The ethnic and political tensions that racked Afghanistan in the 1990s have cooled off, despite the recent Taliban insurgency. But having given up battling over the merits of the Taliban and the Northern Alliance, exiled Afghans here have found a new outlet for factional debate: How to celebrate the ancient Afghan art of poetry reading.

1,000-year-old art form:

Poetry has deep roots in Afghan culture; the art form began more than 1,000 years ago in the ancient cities of Central Asia. Today, the Afghan passion for poetry, much of it Sufi-inspired and in Persian, extends to everyday life: Afghans pepper their conversations with snippets of poetry and engage in "poetic duels" in which each side recites a line of verse that begins with the letter that ended the opposing side's line.

The two groups meet in the same Masonic lodge in Springfield, Va., on different Friday nights each month. Mostly they adhere to Afghan social norms, treating each other with civility and even deference. Occasionally, they drop by each other's gatherings. But at times, their rivalries have burst into the open.

Members of "An Evening of Sufism" accuse the Dervishes of tearing down their flyers from Afghan stores, and have dubbed them "hash-heads," which in Afghanistan is a term associated with the uneducated. Wali Popal, the group's current moderator - who is not related to Maroof Popal - dismisses "An Evening with the Dervishes" as an "imitation."

The Dervishes say an "Evening of Sufism" lobbied the Masonic Lodge to keep them out. They also accuse the group of spreading false rumors that they pay big money to attract top scholars. Both groups deny the others' charges.

One of the Dervishes, Yusuf Bakhtary, a former school teacher and now a cabdriver, says he wants to ban music entirely from his group - it occasionally invites a sitar player - if only to distinguish it from "An Evening of Sufism."

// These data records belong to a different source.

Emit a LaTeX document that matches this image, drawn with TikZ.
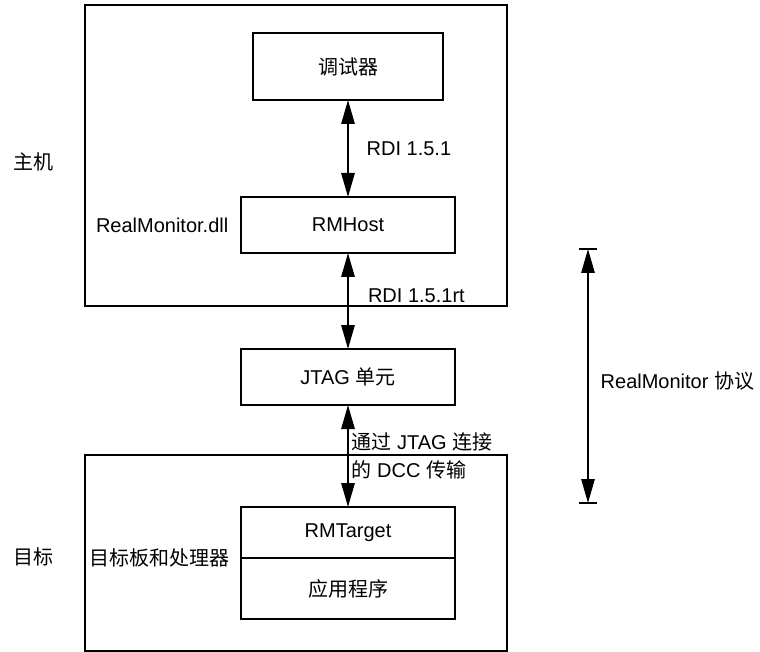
\documentclass[tikz,border=0pt]{standalone}
\usepackage{fontspec}
\setmainfont{Liberation Sans}
\newfontfamily\cjk{Noto Sans CJK SC}
\usetikzlibrary{arrows.meta,positioning}

\begin{document}
\begin{tikzpicture}[x=0.75pt, y=-0.75pt, font=\fontsize{15}{21}\selectfont,
  frame/.style={draw, line width=1.4pt, minimum width=316.5pt, inner sep=0pt, outer sep=0pt},
  box/.style={draw, line width=1.4pt, align=center, minimum width=160.5pt, minimum height=42pt, outer sep=0pt},
  link/.style={{Triangle[length=18pt,width=10pt]}-{Triangle[length=18pt,width=10pt]}, line width=1.4pt}]
\useasboundingbox (0,0) rectangle (760,652);
% host and target frames
\node[frame, minimum height=225.75pt] (host) at (296,155.5) {};
\node[frame, minimum height=147pt] (target) at (296,553) {};
% inner boxes
\node[box, minimum width=142.5pt, minimum height=50.25pt] (debugger) at (348,66.5) {\cjk 调试器};
\node[box, below=72.75pt of debugger] (rmhost) {RMHost};
\node[box, below=72pt of rmhost] (jtag) {JTAG {\cjk 单元}};
\node[box, minimum height=38.25pt, below=76.5pt of jtag] (rmtarget) {RMTarget};
\node[box, minimum height=45.75pt, below=0pt of rmtarget] (app) {\cjk 应用程序};
% side labels
\node (hostlabel) at (33,162) {\cjk 主机};
\node (targetlabel) at (33,557) {\cjk 目标};
\node[left=6pt of rmhost] (dll) {RealMonitor.dll};
\node[left=5pt of rmtarget.south west] (board) {\cjk 目标板和处理器};
% connectors
\draw[link] (debugger) -- node[right=10pt] {RDI 1.5.1} (rmhost);
\draw[link] (rmhost) -- node[pos=0.44, right=11pt] {RDI 1.5.1rt} (jtag);
\draw[link] (jtag) -- node[right=1pt, inner sep=1pt, align=left] {{\cjk 通过} JTAG {\cjk 连接}\\{\cjk 的} DCC {\cjk 传输}} (rmtarget);
% protocol span
\coordinate (ptop) at (588,249);
\coordinate (pbot) at (588,503);
\draw[link] (ptop) -- node[pos=0.52, right=5.5pt] {RealMonitor {\cjk 协议}} (pbot);
\draw[line width=1.4pt] ([xshift=-7pt]ptop) -- ([xshift=7pt]ptop);
\draw[line width=1.4pt] ([xshift=-7pt]pbot) -- ([xshift=7pt]pbot);
\end{tikzpicture}
\end{document}
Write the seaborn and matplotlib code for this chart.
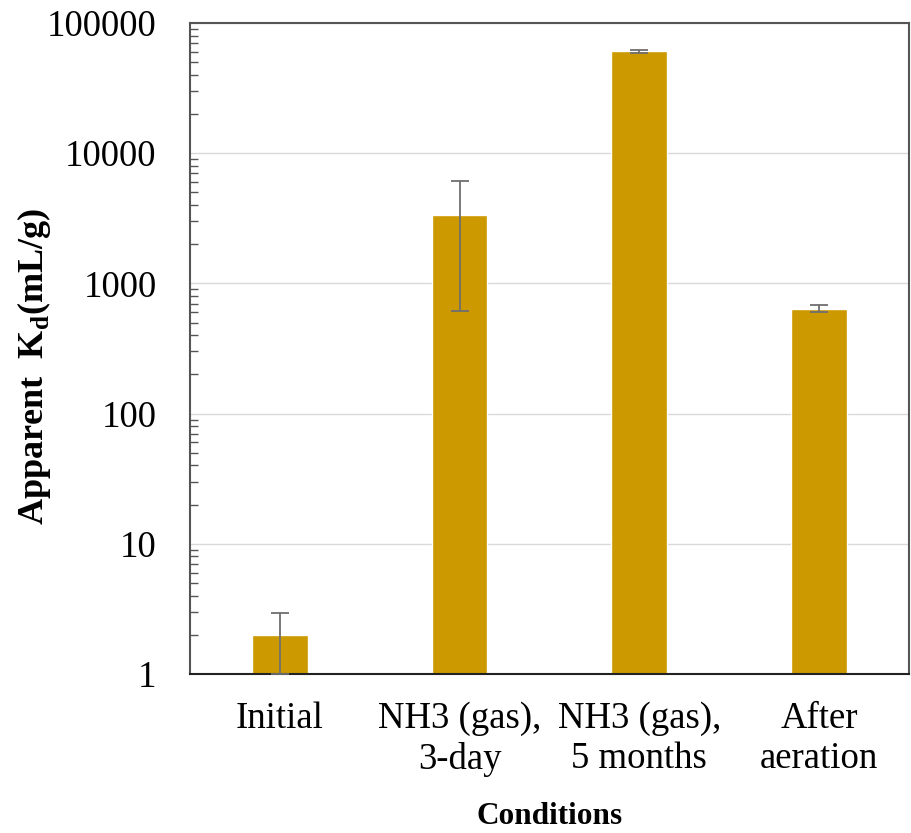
import matplotlib
matplotlib.use("Agg")
import matplotlib.pyplot as plt
import seaborn as sns
import pandas as pd
import numpy as np
from matplotlib.ticker import LogLocator, FixedLocator, FixedFormatter, NullFormatter

categories = ["Initial", "NH3 (gas),\n3-day", "NH3 (gas),\n5 months", "After\naeration"]
values = [2.0, 3350, 60500, 636]
err_low = [1.0, 614, 59000, 603]
err_high = [2.95, 6100, 62000, 683]

sns.set_theme(style="white")
plt.rcParams['font.family'] = ['Liberation Serif', 'DejaVu Serif']
plt.rcParams['text.color'] = 'black'
plt.rcParams['axes.labelcolor'] = 'black'
plt.rcParams['xtick.color'] = 'black'
plt.rcParams['ytick.color'] = 'black'

fig = plt.figure(figsize=(9.12, 8.33), dpi=100)
ax = fig.add_axes([0.2083, 0.1909, 0.7884, 0.7815])

df = pd.DataFrame({"cond": categories, "kd": values})
sns.barplot(data=df, x="cond", y="kd", color="#CC9900", saturation=1,
            width=0.31, ax=ax, errorbar=None, zorder=2)
ax.set_yscale("log")
ax.set_ylim(1, 100000)
ax.set_xlim(-0.5, 3.5)

yerr = np.array([np.array(values) - np.array(err_low), np.array(err_high) - np.array(values)])
ax.errorbar(np.arange(len(values)), values, yerr=yerr, fmt="none", ecolor="#6e6e6e",
            elinewidth=1.3, capsize=6.5, capthick=1.3, zorder=3)

ax.yaxis.set_major_locator(FixedLocator([1, 10, 100, 1000, 10000, 100000]))
ax.yaxis.set_major_formatter(FixedFormatter(["1", "10", "100", "1000", "10000", "100000"]))
ax.yaxis.set_minor_locator(LogLocator(base=10, subs=np.arange(2, 10)))
ax.yaxis.set_minor_formatter(NullFormatter())
ax.tick_params(axis="y", which="minor", direction="in", length=6, width=1, color="#555555", left=True)
ax.tick_params(axis="y", which="major", direction="in", length=0, labelsize=26.5, pad=24)
ax.tick_params(axis="x", length=0, labelsize=26.5, pad=20)
ax.grid(axis="y", which="major", color="#d9d9d9", linewidth=1, zorder=0)
ax.set_axisbelow(True)

for s in ax.spines.values():
    s.set_visible(True)
    s.set_color("#555555")
    s.set_linewidth(1.5)
ax.spines["bottom"].set_color("#222222")

ax.set_xlabel("Conditions", fontsize=22.5, fontweight="bold", labelpad=18)
ax.set_ylabel(r"Apparent  K$_\mathregular{d}$(mL/g)", fontsize=26, fontweight="bold")
ax.yaxis.set_label_coords(-0.19, 0.473)

fig.savefig("out.png", dpi=100)
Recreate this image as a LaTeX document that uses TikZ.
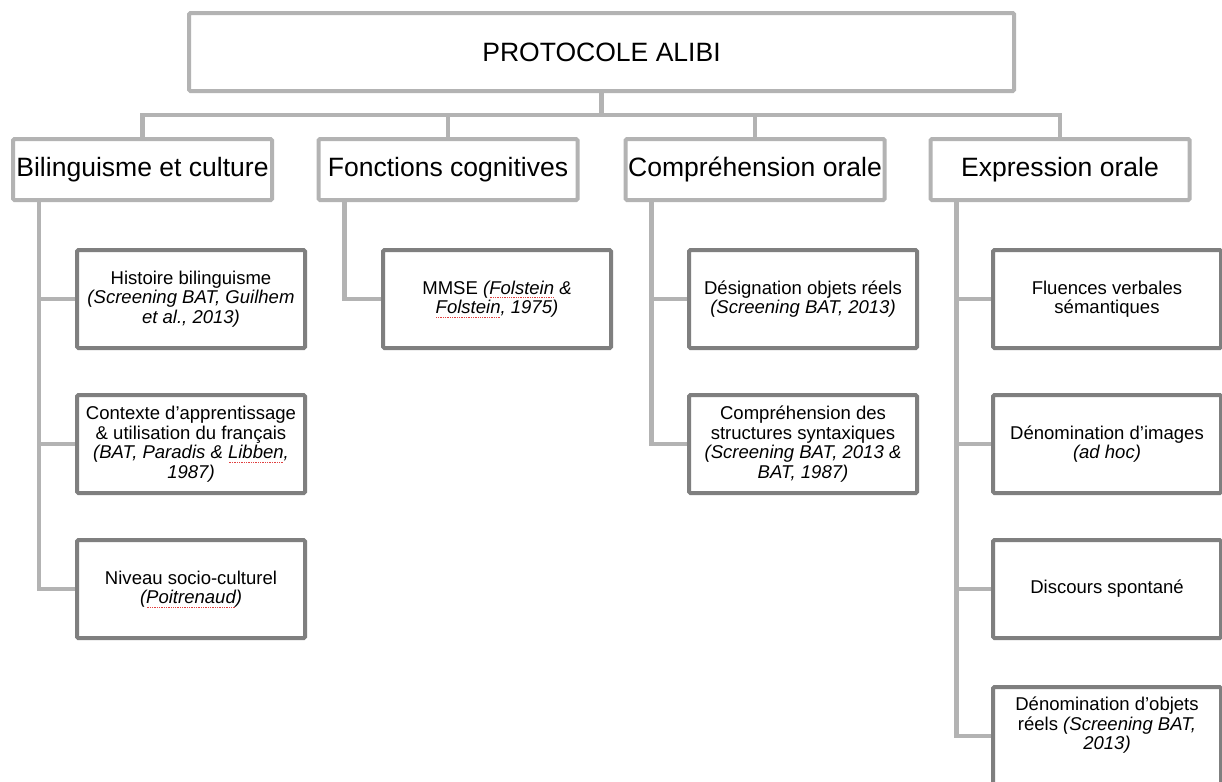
\documentclass[tikz,border=0pt]{standalone}
\usepackage{fontspec}
\setmainfont{Liberation Sans}
\definecolor{lgray}{HTML}{B3B3B3}
\definecolor{dgray}{HTML}{7F7F7F}
\definecolor{spellred}{HTML}{E04040}
\newsavebox\spbox
\newcommand\spell[1]{\sbox\spbox{#1}\leavevmode\rlap{\textcolor{spellred}{\raisebox{-3pt}[0pt][0pt]{\hbox to \wd\spbox{\xleaders\hbox to 1.3pt{\hss\rule{0.65pt}{0.65pt}\hss}\hfill}}}}\usebox\spbox}
\tikzset{
  hdr/.style={draw=lgray, line width=3pt, fill=white, inner sep=0pt, rounded corners=1pt,
    minimum width=194.25pt, minimum height=45.75pt, font=\fontsize{19.9pt}{23pt}\selectfont},
  topbox/.style={hdr, minimum width=618.75pt, minimum height=58.5pt},
  sub/.style={draw=dgray, line width=3pt, fill=white, inner sep=0pt, rounded corners=1pt,
    minimum width=171pt, minimum height=73.5pt, align=center,
    font=\fontsize{13.9pt}{14.6pt}\selectfont},
  conn/.style={draw=lgray, line width=3.4pt},
}
\begin{document}
\begin{tikzpicture}[x=0.75pt, y=-0.75pt]
\useasboundingbox[fill=white] (0,0) rectangle (1222,782);
% top
\node[topbox] (top) at (601.5,52) {PROTOCOLE ALIBI};
% headers
\node[hdr] (h1) at (142.5,169.5) {Bilinguisme et culture};
\node[hdr] (h2) at (448,169.5) {Fonctions cognitives};
\node[hdr] (h3) at (755,169.5) {Compréhension orale};
\node[hdr] (h4) at (1060,169.5) {Expression orale};
% sub boxes column 1
\node[sub] (s11) at (191,299) {Histoire bilinguisme\\ \textit{(Screening BAT, Guilhem}\\ \textit{et al., 2013)}};
\node[sub] (s12) at (191,444) {Contexte d’apprentissage\\ \& utilisation du français\\ \textit{(BAT, Paradis \& \spell{Libben},}\\ \textit{1987)}};
\node[sub] (s13) at (191,589) {Niveau socio-culturel\\ \textit{(\spell{Poitrenaud})}};
% column 2
\node[sub] (s21) at (497,299) {MMSE \textit{(\spell{Folstein} \&}\\ \textit{\spell{Folstein}, 1975)}};
% column 3
\node[sub] (s31) at (803,299) {Désignation objets réels\\ \textit{(Screening BAT, 2013)}};
\node[sub] (s32) at (803,444) {Compréhension des\\ structures syntaxiques\\ \textit{(Screening BAT, 2013 \&}\\ \textit{BAT, 1987)}};
% column 4
\node[sub] (s41) at (1107,299) {Fluences verbales\\ sémantiques};
\node[sub] (s42) at (1107,444) {Dénomination d’images\\ \textit{(ad hoc)}};
\node[sub] (s43) at (1107,589) {Discours spontané};
\node[sub] (s44) at (1107,736) {Dénomination d’objets\\ réels \textit{(Screening BAT,}\\ \textit{2013)}\\ \strut};
% connectors top level
\coordinate (bus) at (0,115);
\draw[conn] (top.south) -- (top.south |- bus);
\draw[conn] (h1.north) |- (h4.north |- bus) -- (h4.north);
\draw[conn] (h2.north) -- (h2.north |- bus);
\draw[conn] (h3.north) -- (h3.north |- bus);
% vertical rails
\path (h1.south west) ++(28,0) coordinate (r1);
\path (h2.south west) ++(28,0) coordinate (r2);
\path (h3.south west) ++(28,0) coordinate (r3);
\path (h4.south west) ++(28,0) coordinate (r4);
\draw[conn] (r1) |- (s13.west);
\draw[conn] (r1 |- s11.west) -- (s11.west);
\draw[conn] (r1 |- s12.west) -- (s12.west);
\draw[conn] (r2) |- (s21.west);
\draw[conn] (r3) |- (s32.west);
\draw[conn] (r3 |- s31.west) -- (s31.west);
\draw[conn] (r4) |- (s44.west);
\draw[conn] (r4 |- s41.west) -- (s41.west);
\draw[conn] (r4 |- s42.west) -- (s42.west);
\draw[conn] (r4 |- s43.west) -- (s43.west);
\end{tikzpicture}
\end{document}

He quotes Bedil: "Hypnotized by the spell of popular acceptance, how long shall I keep on uttering vulgarity?"

The poetry debate goes back to the early 1980s, when Maroof Popal, who left Afghanistan in 1978, began driving a taxi at Washington D.C.'s National Airport. There, he met other Afghan cabbies once or twice a week to read the poems of Bedil in any available space: The back of a furniture store, the showroom of an Afghan-owned car dealership.

At the end of 12-hour shifts, dog-tired and sometimes hungry, they'd sit cross-legged in a circle. Over cups of tea and candies, they tackled some of the most technically difficult poems written by the great Sufi poets, occasionally pausing for philosophical reflection over individual words - "fog," "mirror," "silence."

Every now and then, when they found themselves stumped, they'd call upon a poet and Bedil scholar, M. I. Negargar. Calls to the former Kabul University professor - who had taught one of the cabbies and lives in England - soon became an integral part of their readings. Chipping in 25 to 50 cents each, they'd buy a phone card and hunch over the speakerphone as the professor brought the poems to life.

As Afghanistan degenerated into civil war in the 1990s, ethnic tensions flared among the exiled Afghans. Hoping that poetry would unite the community, the cabbies joined other like-minded Afghans to underwrite monthly public readings.

"People were revolted by politics," says Hashim Rayiq, a local Afghan civil engineer who helped formalize the poetry sessions. "I said, Ìet's have at least one night without politics.'"

The group they formed in summer 2000 - "An Evening of Sufism" - was quickly a hit. Within months it was holding monthly gatherings attended by hundreds, first in a banquet hall and later in a church and eventually in the Masonic Lodge. As the Taliban fell in 2001, it thrived.

"No Afghan organization has lasted six years," Rayiq says proudly.